### WHAT YOU WILL DO
Give the number of lines in the data that hold the word "chart", and nothing else.

### SUPPLIED MATERIAL

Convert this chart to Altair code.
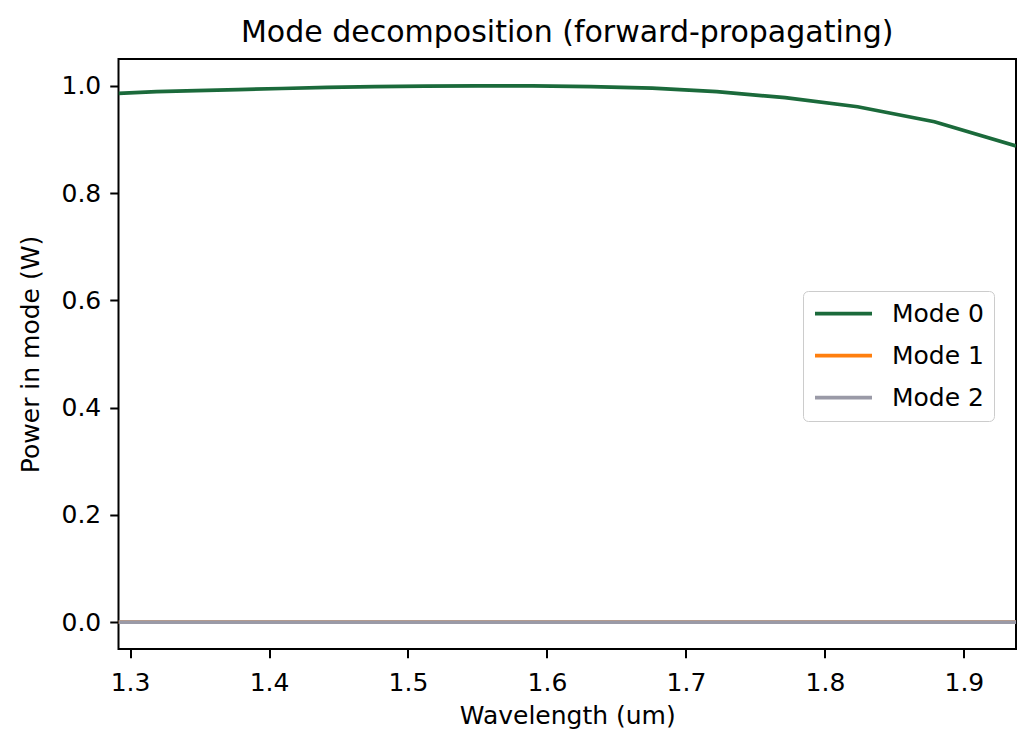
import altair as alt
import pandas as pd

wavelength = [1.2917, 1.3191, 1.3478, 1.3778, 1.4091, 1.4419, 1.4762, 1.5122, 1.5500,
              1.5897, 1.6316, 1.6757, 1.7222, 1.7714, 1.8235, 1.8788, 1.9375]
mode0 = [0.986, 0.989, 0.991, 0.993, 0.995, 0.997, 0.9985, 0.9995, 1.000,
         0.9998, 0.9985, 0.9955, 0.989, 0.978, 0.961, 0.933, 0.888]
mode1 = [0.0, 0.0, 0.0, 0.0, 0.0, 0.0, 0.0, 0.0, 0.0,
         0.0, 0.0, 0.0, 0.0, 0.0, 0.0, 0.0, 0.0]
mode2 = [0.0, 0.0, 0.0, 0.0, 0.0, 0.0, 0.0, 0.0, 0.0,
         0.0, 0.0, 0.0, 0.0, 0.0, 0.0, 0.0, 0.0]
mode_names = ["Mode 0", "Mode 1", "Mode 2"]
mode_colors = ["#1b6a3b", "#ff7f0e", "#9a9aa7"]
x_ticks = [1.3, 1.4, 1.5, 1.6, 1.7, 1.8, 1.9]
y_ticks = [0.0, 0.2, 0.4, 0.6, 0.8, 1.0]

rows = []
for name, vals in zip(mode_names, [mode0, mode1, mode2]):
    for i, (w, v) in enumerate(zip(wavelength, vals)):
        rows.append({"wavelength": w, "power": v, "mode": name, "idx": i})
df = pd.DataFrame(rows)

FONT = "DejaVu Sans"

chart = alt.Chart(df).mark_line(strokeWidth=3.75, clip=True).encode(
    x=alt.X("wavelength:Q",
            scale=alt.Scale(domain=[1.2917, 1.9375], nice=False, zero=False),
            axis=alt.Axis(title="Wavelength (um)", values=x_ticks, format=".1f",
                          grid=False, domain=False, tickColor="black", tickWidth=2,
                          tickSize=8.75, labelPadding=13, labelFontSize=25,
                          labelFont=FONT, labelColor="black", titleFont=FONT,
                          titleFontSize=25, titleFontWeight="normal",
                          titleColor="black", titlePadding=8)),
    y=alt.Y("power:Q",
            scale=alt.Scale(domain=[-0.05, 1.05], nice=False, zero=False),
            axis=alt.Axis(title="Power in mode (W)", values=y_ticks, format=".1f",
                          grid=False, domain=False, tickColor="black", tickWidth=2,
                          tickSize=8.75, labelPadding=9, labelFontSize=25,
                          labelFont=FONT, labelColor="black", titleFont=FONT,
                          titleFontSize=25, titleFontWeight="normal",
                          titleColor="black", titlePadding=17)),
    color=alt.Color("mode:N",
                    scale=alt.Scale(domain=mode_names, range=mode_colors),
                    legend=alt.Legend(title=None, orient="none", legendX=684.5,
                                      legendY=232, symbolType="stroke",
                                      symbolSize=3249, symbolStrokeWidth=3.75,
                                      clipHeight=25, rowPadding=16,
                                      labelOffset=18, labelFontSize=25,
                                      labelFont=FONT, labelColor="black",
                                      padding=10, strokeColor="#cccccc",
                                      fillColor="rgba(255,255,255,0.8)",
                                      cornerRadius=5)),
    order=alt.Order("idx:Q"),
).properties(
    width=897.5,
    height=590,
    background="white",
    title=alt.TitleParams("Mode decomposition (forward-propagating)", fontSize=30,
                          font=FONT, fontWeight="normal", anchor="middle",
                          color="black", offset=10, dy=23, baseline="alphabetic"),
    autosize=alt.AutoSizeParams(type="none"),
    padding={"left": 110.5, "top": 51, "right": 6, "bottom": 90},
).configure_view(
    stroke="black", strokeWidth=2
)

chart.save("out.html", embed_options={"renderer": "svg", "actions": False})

### ANSWER FOR THIS EXERCISE
3